Set exercise:
Every line with the word "this" in it should be extracted from the data that follows.

Input rows:
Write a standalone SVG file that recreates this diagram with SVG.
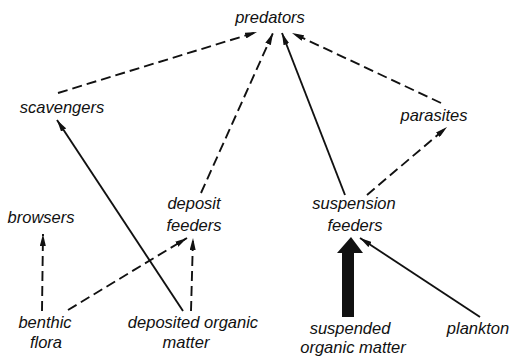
<svg xmlns="http://www.w3.org/2000/svg" width="511" height="364" viewBox="0 0 511 364">
<style>
text{font-family:"Liberation Sans",Arial,sans-serif;font-style:italic;font-size:16.5px;fill:#111;text-anchor:middle}
.l{stroke:#111;stroke-width:1.9;fill:none}
.d{stroke-dasharray:10 5}
</style>
<defs>
<marker id="ah" viewBox="0 0 12 6" refX="12" refY="3" markerWidth="12" markerHeight="6" markerUnits="userSpaceOnUse" orient="auto">
<path d="M0,0 L12,3 L0,6 z" fill="#111"/>
</marker>
</defs>
<rect width="511" height="364" fill="#fff"/>
<g id="connectors">
<line class="l d" x1="58" y1="93" x2="257" y2="32" marker-end="url(#ah)"/>
<line class="l d" x1="201" y1="193" x2="273" y2="33" marker-end="url(#ah)"/>
<line class="l" x1="345" y1="195" x2="282" y2="33" marker-end="url(#ah)"/>
<line class="l d" x1="441" y1="103" x2="292" y2="33" marker-end="url(#ah)"/>
<line class="l d" x1="367" y1="195" x2="447" y2="127" marker-end="url(#ah)"/>
<line class="l" x1="183" y1="311" x2="57" y2="120" marker-end="url(#ah)"/>
<line class="l d" x1="42" y1="311" x2="43" y2="234" marker-end="url(#ah)"/>
<line class="l d" x1="68" y1="310" x2="187" y2="238" marker-end="url(#ah)"/>
<line class="l d" x1="191" y1="311" x2="193" y2="238" marker-end="url(#ah)"/>
<line class="l" x1="480" y1="317" x2="360" y2="238" marker-end="url(#ah)"/>
<polygon points="342,317 342,253 337,253 351,237 363,253 354,253 354,317" fill="#111"/>
</g>
<g id="predators"><text x="270" y="23">predators</text></g>
<g id="scavengers"><text x="62" y="113">scavengers</text></g>
<g id="parasites"><text x="434" y="121">parasites</text></g>
<g id="browsers"><text x="41" y="223">browsers</text></g>
<g id="deposit-feeders"><text x="194" y="209">deposit</text><text x="194" y="231">feeders</text></g>
<g id="suspension-feeders"><text x="354" y="209">suspension</text><text x="355" y="231">feeders</text></g>
<g id="benthic-flora"><text x="45" y="328">benthic</text><text x="46" y="348">flora</text></g>
<g id="deposited-organic-matter"><text x="193" y="328">deposited organic</text><text x="186" y="348">matter</text></g>
<g id="suspended-organic-matter"><text x="350" y="334">suspended</text><text x="353" y="353">organic matter</text></g>
<g id="plankton"><text x="478" y="334">plankton</text></g>
</svg>
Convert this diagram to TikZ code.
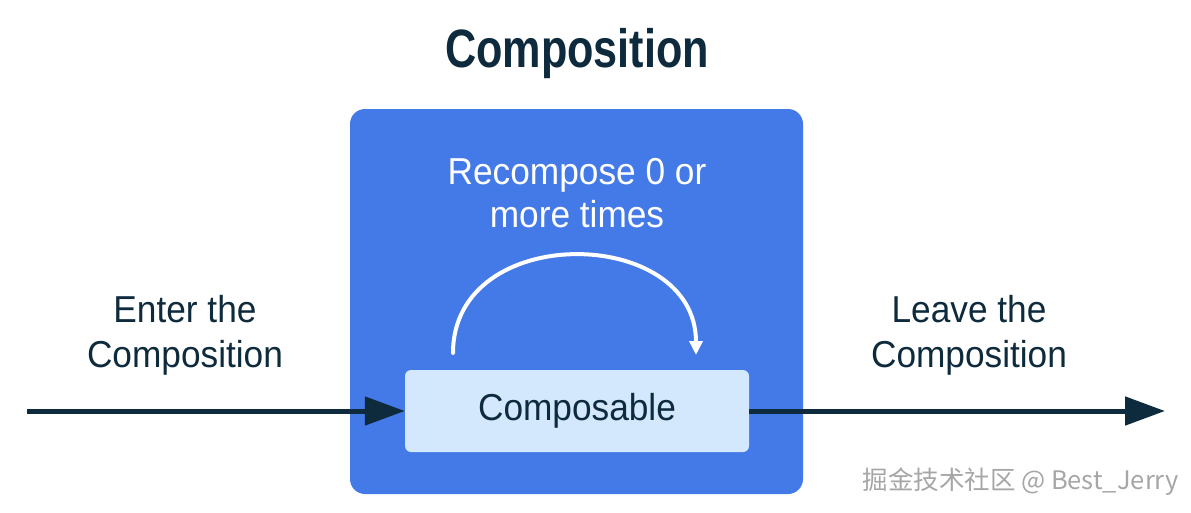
\documentclass[tikz,border=0pt]{standalone}
\usepackage{fontspec}
\setmainfont{Liberation Sans}[FakeStretch=0.94]
\newfontfamily\titlefont{Liberation Sans}[FakeStretch=0.8]
\newfontfamily\cjkfont{Noto Sans CJK SC}
\usetikzlibrary{arrows.meta,positioning}

\definecolor{ink}{HTML}{0E2A3D}
\definecolor{panelblue}{HTML}{4479E8}
\definecolor{paleblue}{HTML}{D3E8FD}

\begin{document}
\begin{tikzpicture}[x=1pt, y=-1pt,
    txt/.style = {text=ink, align=center, font=\fontsize{37.5}{45}\selectfont},
    flow/.style = {draw=ink, line width=5pt, -{Triangle[length=40pt,width=28pt]}},
    loop/.style = {draw=white, line width=4pt, line cap=round, -{Triangle[length=14pt,width=13pt]}}]
   \useasboundingbox (0,0) rectangle (1191,512);
   \node[fill=panelblue, rounded corners=15pt, minimum width=453pt, minimum height=385pt, inner sep=0pt] (panel) at (576.5,301.5) {};
   \node[fill=paleblue, rounded corners=6pt, minimum width=344pt, minimum height=82pt, inner sep=0pt, txt] (comp) at (577,411) {Composable};
   \node[anchor=base, text=ink, font=\titlefont\bfseries\fontsize{54}{60}\selectfont] (title) at (577,67) {Composition};
   \node[txt, text=white, font=\fontsize{37.5}{43}\selectfont] (again) at (577,193) {Recompose 0 or\\more times};
   \node[txt] (enter) at (185,335) {Enter the\\Composition};
   \node[txt] (leave) at (969,335) {Leave the\\Composition};
   \node[anchor=base west, text=gray!70, font=\cjkfont\fontsize{25.5}{28}\selectfont] (mark) at (859,489) {掘金技术社区 @ Best\_Jerry};
   \coordinate (in) at (27,411);
   \coordinate (out) at (1165,411);
   \coordinate (loopA) at (453,353);
   \coordinate (loopB) at (696,355);
   \draw[flow] (in) -- (comp.west);
   \draw[flow] (comp.east) -- (out);
   \draw[loop] (loopA) .. controls +(0,-132) and +(0,-130) .. (loopB);
\end{tikzpicture}
\end{document}
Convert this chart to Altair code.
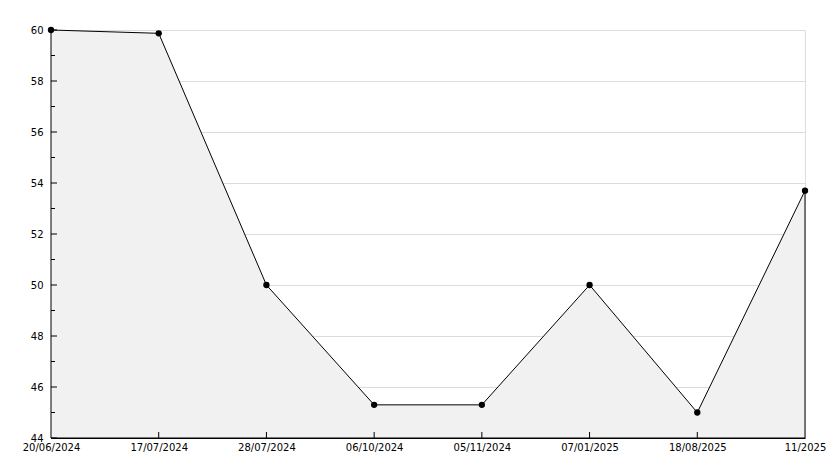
import altair as alt
import pandas as pd

labels = ["20/06/2024", "17/07/2024", "28/07/2024", "06/10/2024",
          "05/11/2024", "07/01/2025", "18/08/2025", "11/2025"]
values = [60.0, 59.87, 50.0, 45.3, 45.3, 50.0, 45.0, 53.7]
y_major = [44, 46, 48, 50, 52, 54, 56, 58, 60]
y_minor = [45, 47, 49, 51, 53, 55, 57, 59]
y_base = 44

df = pd.DataFrame({"date": labels, "value": values, "base": [y_base] * len(labels)})
df_major = pd.DataFrame({"v": y_major})
df_minor = pd.DataFrame({"v": y_minor})
df_xt = pd.DataFrame({"date": labels[1:-1]})

W, H = 754, 408
FONT = "DejaVu Sans"

xscale = alt.Scale(type="point", domain=labels, padding=0)
yscale = alt.Scale(domain=[44, 60], nice=False, zero=False)

x_enc = alt.X("date:N", sort=labels, scale=xscale,
              axis=alt.Axis(title=None, labelAngle=0, ticks=False, tickSize=0,
                            labelPadding=4, labelOverlap=False, labelBound=False,
                            labelFont=FONT, labelFontSize=10, labelColor="black",
                            domainColor="black", grid=False, zindex=1))
y_enc = alt.Y("value:Q", scale=yscale,
              axis=alt.Axis(title=None, values=y_major, ticks=False, tickSize=0,
                            labelPadding=8, labelFont=FONT, labelFontSize=10,
                            labelColor="black", domainColor="black",
                            grid=True, gridColor="#dcdcdc", gridWidth=1))

area = alt.Chart(df).mark_area(fill="#f1f1f1", stroke="black", strokeWidth=1).encode(
    x=x_enc, y=y_enc, y2="base:Q")

points = alt.Chart(df).mark_point(filled=True, color="black", size=40, opacity=1,
                                  shape="circle").encode(
    x=alt.X("date:N", sort=labels, scale=xscale),
    y=alt.Y("value:Q", scale=yscale))

major_ticks = alt.Chart(df_major).mark_rule(color="black", strokeWidth=1).encode(
    y=alt.Y("v:Q", scale=yscale), x=alt.value(0), x2=alt.value(6))
minor_ticks = alt.Chart(df_minor).mark_rule(color="black", strokeWidth=1).encode(
    y=alt.Y("v:Q", scale=yscale), x=alt.value(0), x2=alt.value(4))
x_ticks = alt.Chart(df_xt).mark_rule(color="black", strokeWidth=1).encode(
    x=alt.X("date:N", sort=labels, scale=xscale), y=alt.value(H), y2=alt.value(H - 6))

chart = alt.layer(area, major_ticks, minor_ticks, x_ticks, points).properties(
    width=W, height=H,
    autosize=alt.AutoSizeParams(type="none"),
    padding={"left": 43, "top": 22, "right": 21, "bottom": 28},
).configure_view(stroke=None).configure(background="white")

chart.save("out.html", embed_options={"renderer": "svg", "actions": False})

Reply to the task:
Write a standalone SVG file that recreates this diagram with SVG.
Convert this diagram to TikZ code.
Convert this chart to Altair code.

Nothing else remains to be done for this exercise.